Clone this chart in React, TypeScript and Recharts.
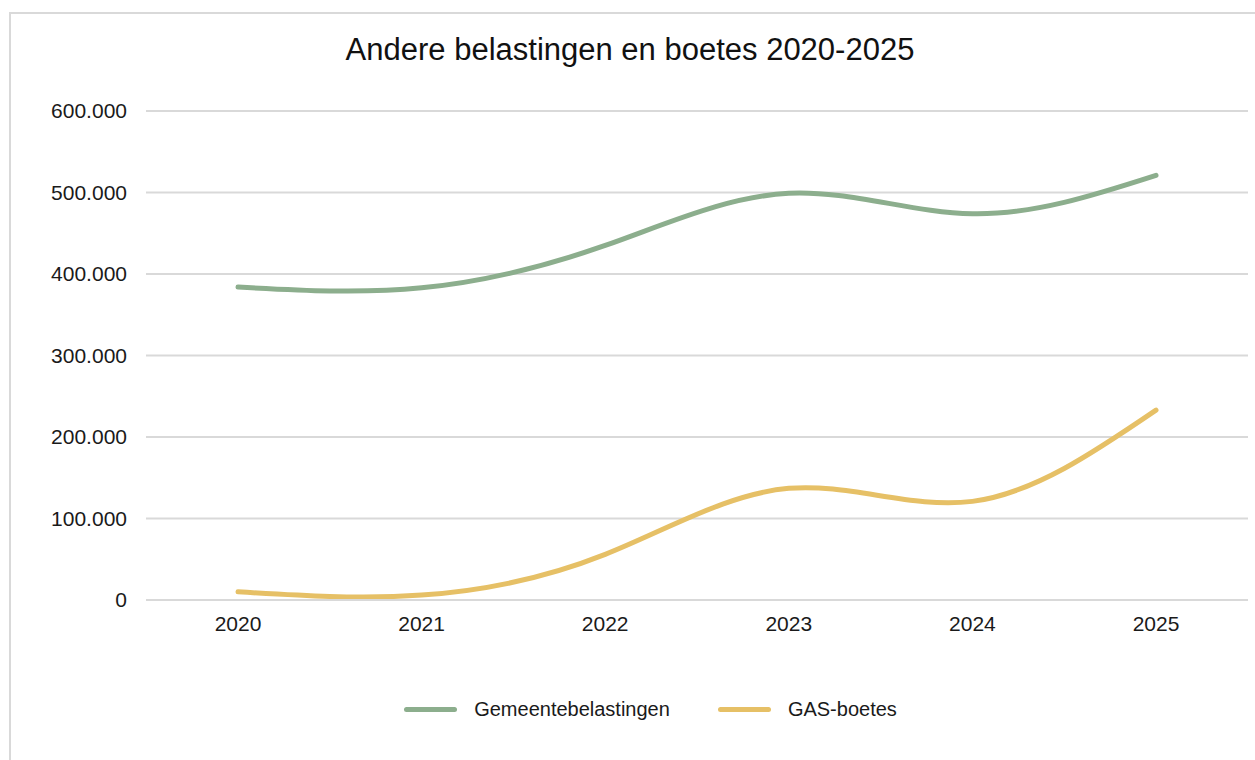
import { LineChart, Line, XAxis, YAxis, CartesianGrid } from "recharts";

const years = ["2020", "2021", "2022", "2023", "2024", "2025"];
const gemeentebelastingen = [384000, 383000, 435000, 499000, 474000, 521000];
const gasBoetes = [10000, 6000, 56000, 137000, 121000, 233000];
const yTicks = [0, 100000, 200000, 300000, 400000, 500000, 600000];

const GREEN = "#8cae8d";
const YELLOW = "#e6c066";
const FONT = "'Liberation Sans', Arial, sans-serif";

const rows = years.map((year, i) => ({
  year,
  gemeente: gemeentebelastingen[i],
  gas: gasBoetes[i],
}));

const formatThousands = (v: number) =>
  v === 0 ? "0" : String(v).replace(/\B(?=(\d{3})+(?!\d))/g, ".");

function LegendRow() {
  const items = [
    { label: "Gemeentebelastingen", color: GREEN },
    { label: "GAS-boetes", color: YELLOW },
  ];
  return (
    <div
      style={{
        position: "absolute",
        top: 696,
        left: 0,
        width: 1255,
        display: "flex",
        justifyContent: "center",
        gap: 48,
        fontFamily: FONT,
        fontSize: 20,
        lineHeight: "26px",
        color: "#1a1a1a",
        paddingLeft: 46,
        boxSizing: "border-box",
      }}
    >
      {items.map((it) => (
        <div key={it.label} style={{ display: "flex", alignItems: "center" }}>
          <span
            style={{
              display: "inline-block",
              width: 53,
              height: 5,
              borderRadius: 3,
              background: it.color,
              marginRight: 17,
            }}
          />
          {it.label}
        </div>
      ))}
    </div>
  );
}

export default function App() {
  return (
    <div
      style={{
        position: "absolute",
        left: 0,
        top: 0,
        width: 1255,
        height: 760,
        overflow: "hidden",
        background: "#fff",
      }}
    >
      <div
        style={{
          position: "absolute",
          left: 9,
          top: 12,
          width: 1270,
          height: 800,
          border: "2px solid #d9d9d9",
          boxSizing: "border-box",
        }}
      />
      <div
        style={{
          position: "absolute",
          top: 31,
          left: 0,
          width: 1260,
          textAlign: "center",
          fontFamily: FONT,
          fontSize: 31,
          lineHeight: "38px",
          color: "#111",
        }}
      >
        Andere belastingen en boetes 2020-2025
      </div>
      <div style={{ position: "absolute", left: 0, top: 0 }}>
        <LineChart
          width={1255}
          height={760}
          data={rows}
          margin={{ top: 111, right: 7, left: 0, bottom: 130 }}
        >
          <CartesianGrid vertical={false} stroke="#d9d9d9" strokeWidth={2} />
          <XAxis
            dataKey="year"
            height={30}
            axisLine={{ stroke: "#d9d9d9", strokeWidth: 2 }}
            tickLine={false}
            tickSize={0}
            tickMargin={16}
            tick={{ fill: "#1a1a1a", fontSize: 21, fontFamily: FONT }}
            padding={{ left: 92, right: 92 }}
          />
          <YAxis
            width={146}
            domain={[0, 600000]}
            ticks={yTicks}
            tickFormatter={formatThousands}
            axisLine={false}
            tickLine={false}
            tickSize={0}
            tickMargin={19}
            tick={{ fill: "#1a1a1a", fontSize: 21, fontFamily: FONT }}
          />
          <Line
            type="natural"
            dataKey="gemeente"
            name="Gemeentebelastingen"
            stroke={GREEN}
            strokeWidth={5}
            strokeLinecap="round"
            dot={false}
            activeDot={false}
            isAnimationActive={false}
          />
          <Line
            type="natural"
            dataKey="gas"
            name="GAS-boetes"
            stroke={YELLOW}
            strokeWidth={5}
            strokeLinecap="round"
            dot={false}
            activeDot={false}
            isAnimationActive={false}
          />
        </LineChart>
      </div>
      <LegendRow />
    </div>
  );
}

GOAL:
Output the data above without changes, apart from leaving out the pictures.

FINISHED TASK:
Clone this chart in React, TypeScript and Recharts.
import { LineChart, Line, XAxis, YAxis, CartesianGrid } from "recharts";

const years = ["2020", "2021", "2022", "2023", "2024", "2025"];
const gemeentebelastingen = [384000, 383000, 435000, 499000, 474000, 521000];
const gasBoetes = [10000, 6000, 56000, 137000, 121000, 233000];
const yTicks = [0, 100000, 200000, 300000, 400000, 500000, 600000];

const GREEN = "#8cae8d";
const YELLOW = "#e6c066";
const FONT = "'Liberation Sans', Arial, sans-serif";

const rows = years.map((year, i) => ({
  year,
  gemeente: gemeentebelastingen[i],
  gas: gasBoetes[i],
}));

const formatThousands = (v: number) =>
  v === 0 ? "0" : String(v).replace(/\B(?=(\d{3})+(?!\d))/g, ".");

function LegendRow() {
  const items = [
    { label: "Gemeentebelastingen", color: GREEN },
    { label: "GAS-boetes", color: YELLOW },
  ];
  return (
    <div
      style={{
        position: "absolute",
        top: 696,
        left: 0,
        width: 1255,
        display: "flex",
        justifyContent: "center",
        gap: 48,
        fontFamily: FONT,
        fontSize: 20,
        lineHeight: "26px",
        color: "#1a1a1a",
        paddingLeft: 46,
        boxSizing: "border-box",
      }}
    >
      {items.map((it) => (
        <div key={it.label} style={{ display: "flex", alignItems: "center" }}>
          <span
            style={{
              display: "inline-block",
              width: 53,
              height: 5,
              borderRadius: 3,
              background: it.color,
              marginRight: 17,
            }}
          />
          {it.label}
        </div>
      ))}
    </div>
  );
}

export default function App() {
  return (
    <div
      style={{
        position: "absolute",
        left: 0,
        top: 0,
        width: 1255,
        height: 760,
        overflow: "hidden",
        background: "#fff",
      }}
    >
      <div
        style={{
          position: "absolute",
          left: 9,
          top: 12,
          width: 1270,
          height: 800,
          border: "2px solid #d9d9d9",
          boxSizing: "border-box",
        }}
      />
      <div
        style={{
          position: "absolute",
          top: 31,
          left: 0,
          width: 1260,
          textAlign: "center",
          fontFamily: FONT,
          fontSize: 31,
          lineHeight: "38px",
          color: "#111",
        }}
      >
        Andere belastingen en boetes 2020-2025
      </div>
      <div style={{ position: "absolute", left: 0, top: 0 }}>
        <LineChart
          width={1255}
          height={760}
          data={rows}
          margin={{ top: 111, right: 7, left: 0, bottom: 130 }}
        >
          <CartesianGrid vertical={false} stroke="#d9d9d9" strokeWidth={2} />
          <XAxis
            dataKey="year"
            height={30}
            axisLine={{ stroke: "#d9d9d9", strokeWidth: 2 }}
            tickLine={false}
            tickSize={0}
            tickMargin={16}
            tick={{ fill: "#1a1a1a", fontSize: 21, fontFamily: FONT }}
            padding={{ left: 92, right: 92 }}
          />
          <YAxis
            width={146}
            domain={[0, 600000]}
            ticks={yTicks}
            tickFormatter={formatThousands}
            axisLine={false}
            tickLine={false}
            tickSize={0}
            tickMargin={19}
            tick={{ fill: "#1a1a1a", fontSize: 21, fontFamily: FONT }}
          />
          <Line
            type="natural"
            dataKey="gemeente"
            name="Gemeentebelastingen"
            stroke={GREEN}
            strokeWidth={5}
            strokeLinecap="round"
            dot={false}
            activeDot={false}
            isAnimationActive={false}
          />
          <Line
            type="natural"
            dataKey="gas"
            name="GAS-boetes"
            stroke={YELLOW}
            strokeWidth={5}
            strokeLinecap="round"
            dot={false}
            activeDot={false}
            isAnimationActive={false}
          />
        </LineChart>
      </div>
      <LegendRow />
    </div>
  );
}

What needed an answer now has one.